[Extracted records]

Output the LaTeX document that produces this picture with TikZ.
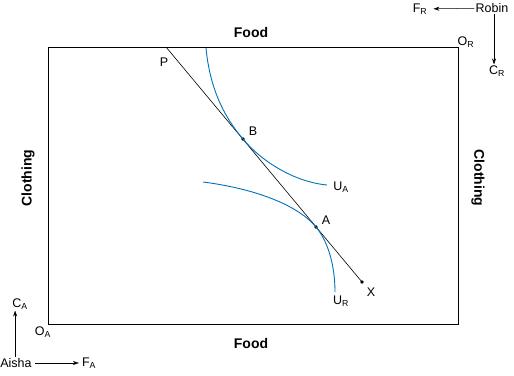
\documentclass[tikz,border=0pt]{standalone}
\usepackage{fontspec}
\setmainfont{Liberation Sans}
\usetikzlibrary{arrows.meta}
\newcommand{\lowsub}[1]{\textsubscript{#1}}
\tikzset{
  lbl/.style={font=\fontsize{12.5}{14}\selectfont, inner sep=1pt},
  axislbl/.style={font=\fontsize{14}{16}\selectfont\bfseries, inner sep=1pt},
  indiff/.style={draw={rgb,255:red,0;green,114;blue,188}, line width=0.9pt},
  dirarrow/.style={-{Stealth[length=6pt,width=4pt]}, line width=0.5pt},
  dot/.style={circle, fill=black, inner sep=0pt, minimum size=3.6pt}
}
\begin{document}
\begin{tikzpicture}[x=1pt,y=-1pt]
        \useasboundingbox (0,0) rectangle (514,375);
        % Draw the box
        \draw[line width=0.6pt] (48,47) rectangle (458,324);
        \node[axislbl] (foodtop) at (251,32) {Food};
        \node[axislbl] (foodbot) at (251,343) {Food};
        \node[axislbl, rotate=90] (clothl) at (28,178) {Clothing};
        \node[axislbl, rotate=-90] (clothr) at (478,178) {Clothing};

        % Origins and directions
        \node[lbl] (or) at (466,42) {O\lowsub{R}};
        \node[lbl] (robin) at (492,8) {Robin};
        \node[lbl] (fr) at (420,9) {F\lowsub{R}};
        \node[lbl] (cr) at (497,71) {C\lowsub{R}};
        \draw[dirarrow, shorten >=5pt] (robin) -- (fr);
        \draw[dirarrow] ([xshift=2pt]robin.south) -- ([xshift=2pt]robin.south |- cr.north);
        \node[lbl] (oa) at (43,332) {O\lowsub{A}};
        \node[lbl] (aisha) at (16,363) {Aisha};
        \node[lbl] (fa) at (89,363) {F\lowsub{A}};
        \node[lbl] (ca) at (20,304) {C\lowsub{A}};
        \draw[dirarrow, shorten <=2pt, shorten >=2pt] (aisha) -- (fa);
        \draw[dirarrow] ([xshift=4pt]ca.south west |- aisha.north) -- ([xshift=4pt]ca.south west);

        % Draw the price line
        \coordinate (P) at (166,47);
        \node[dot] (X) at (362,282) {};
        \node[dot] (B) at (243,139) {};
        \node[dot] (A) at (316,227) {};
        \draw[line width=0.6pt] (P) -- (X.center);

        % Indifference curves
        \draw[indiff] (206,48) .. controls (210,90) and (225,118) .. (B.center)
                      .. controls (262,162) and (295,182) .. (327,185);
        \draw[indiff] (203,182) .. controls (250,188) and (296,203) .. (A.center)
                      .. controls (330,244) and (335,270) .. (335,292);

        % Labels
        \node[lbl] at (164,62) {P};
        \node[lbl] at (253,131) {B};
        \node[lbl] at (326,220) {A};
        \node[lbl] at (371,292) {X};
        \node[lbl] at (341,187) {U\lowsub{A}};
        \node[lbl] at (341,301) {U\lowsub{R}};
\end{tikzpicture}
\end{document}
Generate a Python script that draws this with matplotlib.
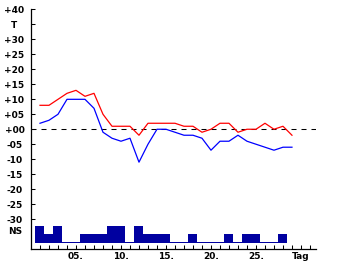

--

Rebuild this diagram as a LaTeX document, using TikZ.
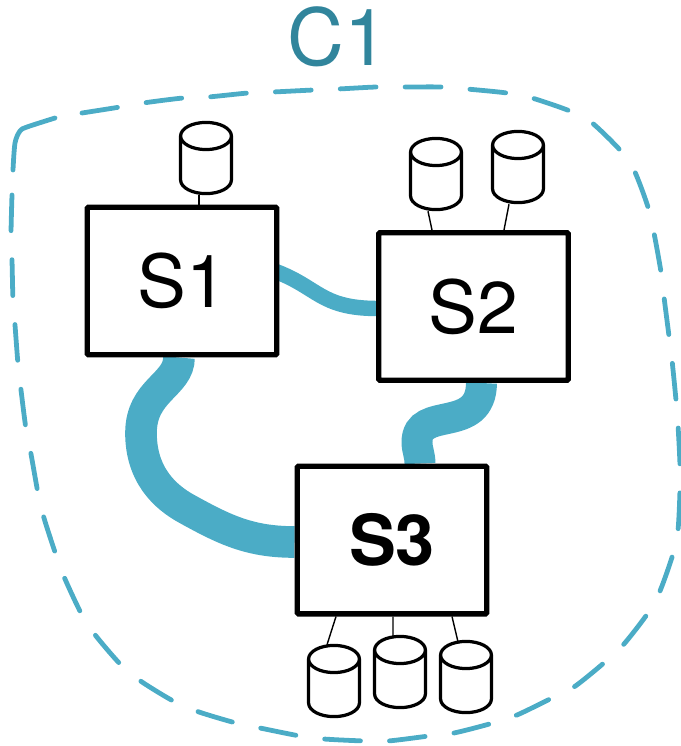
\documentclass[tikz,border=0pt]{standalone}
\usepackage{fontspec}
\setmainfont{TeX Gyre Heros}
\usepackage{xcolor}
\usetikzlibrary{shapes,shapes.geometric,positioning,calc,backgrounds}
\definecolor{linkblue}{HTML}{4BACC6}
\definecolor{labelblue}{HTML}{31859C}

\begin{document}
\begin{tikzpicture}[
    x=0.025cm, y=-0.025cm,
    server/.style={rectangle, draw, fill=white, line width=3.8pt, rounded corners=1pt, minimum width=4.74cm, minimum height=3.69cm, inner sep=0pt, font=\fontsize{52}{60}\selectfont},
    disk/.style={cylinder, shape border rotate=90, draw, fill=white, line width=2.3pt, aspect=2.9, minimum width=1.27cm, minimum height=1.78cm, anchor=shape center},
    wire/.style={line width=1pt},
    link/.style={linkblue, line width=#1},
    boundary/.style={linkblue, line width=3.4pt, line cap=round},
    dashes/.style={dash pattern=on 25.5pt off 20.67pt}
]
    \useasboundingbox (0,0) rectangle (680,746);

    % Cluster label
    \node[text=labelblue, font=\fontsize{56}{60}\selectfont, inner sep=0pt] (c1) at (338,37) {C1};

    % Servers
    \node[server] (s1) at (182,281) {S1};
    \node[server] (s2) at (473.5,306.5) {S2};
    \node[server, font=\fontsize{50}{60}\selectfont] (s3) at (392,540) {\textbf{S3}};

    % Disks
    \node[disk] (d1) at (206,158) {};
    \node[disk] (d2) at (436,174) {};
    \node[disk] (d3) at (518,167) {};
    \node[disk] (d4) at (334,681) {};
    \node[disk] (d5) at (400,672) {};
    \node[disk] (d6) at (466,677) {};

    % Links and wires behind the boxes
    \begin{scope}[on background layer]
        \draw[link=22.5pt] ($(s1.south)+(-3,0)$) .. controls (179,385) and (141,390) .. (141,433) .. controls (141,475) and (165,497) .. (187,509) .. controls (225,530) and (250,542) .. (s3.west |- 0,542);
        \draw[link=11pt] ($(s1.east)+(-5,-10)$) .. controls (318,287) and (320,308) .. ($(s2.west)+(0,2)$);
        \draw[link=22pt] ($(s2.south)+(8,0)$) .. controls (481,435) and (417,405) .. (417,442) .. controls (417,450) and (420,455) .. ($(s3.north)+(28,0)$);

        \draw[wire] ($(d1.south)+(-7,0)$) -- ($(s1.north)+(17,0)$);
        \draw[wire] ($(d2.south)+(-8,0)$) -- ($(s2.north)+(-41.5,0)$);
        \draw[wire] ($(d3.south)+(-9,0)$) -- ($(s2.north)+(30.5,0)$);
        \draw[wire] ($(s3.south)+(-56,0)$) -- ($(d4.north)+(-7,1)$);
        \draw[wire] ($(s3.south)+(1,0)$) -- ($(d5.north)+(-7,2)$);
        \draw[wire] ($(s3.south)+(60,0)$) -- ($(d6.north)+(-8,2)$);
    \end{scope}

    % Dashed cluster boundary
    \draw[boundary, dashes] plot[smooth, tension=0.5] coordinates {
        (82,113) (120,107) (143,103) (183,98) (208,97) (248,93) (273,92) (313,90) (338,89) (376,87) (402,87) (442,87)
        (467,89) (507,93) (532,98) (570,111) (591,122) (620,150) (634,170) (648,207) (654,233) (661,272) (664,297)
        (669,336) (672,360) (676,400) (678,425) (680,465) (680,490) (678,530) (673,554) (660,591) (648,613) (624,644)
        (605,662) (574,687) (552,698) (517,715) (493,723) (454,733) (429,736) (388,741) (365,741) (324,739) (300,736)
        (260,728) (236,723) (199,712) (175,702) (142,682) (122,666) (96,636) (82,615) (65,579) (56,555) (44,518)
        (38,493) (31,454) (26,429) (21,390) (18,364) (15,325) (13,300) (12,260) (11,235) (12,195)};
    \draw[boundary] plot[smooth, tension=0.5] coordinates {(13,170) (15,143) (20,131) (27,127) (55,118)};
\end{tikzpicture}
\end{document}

▶ [What to do]
Beginning with the line above that contains "Rebuild this diagram" and finishing with the line that contains "(d6) at (466,677)", print those lines exactly and only. Skip all pictures.

▶ [Final result]
Rebuild this diagram as a LaTeX document, using TikZ.
\documentclass[tikz,border=0pt]{standalone}
\usepackage{fontspec}
\setmainfont{TeX Gyre Heros}
\usepackage{xcolor}
\usetikzlibrary{shapes,shapes.geometric,positioning,calc,backgrounds}
\definecolor{linkblue}{HTML}{4BACC6}
\definecolor{labelblue}{HTML}{31859C}

\begin{document}
\begin{tikzpicture}[
    x=0.025cm, y=-0.025cm,
    server/.style={rectangle, draw, fill=white, line width=3.8pt, rounded corners=1pt, minimum width=4.74cm, minimum height=3.69cm, inner sep=0pt, font=\fontsize{52}{60}\selectfont},
    disk/.style={cylinder, shape border rotate=90, draw, fill=white, line width=2.3pt, aspect=2.9, minimum width=1.27cm, minimum height=1.78cm, anchor=shape center},
    wire/.style={line width=1pt},
    link/.style={linkblue, line width=#1},
    boundary/.style={linkblue, line width=3.4pt, line cap=round},
    dashes/.style={dash pattern=on 25.5pt off 20.67pt}
]
    \useasboundingbox (0,0) rectangle (680,746);

    % Cluster label
    \node[text=labelblue, font=\fontsize{56}{60}\selectfont, inner sep=0pt] (c1) at (338,37) {C1};

    % Servers
    \node[server] (s1) at (182,281) {S1};
    \node[server] (s2) at (473.5,306.5) {S2};
    \node[server, font=\fontsize{50}{60}\selectfont] (s3) at (392,540) {\textbf{S3}};

    % Disks
    \node[disk] (d1) at (206,158) {};
    \node[disk] (d2) at (436,174) {};
    \node[disk] (d3) at (518,167) {};
    \node[disk] (d4) at (334,681) {};
    \node[disk] (d5) at (400,672) {};
    \node[disk] (d6) at (466,677) {};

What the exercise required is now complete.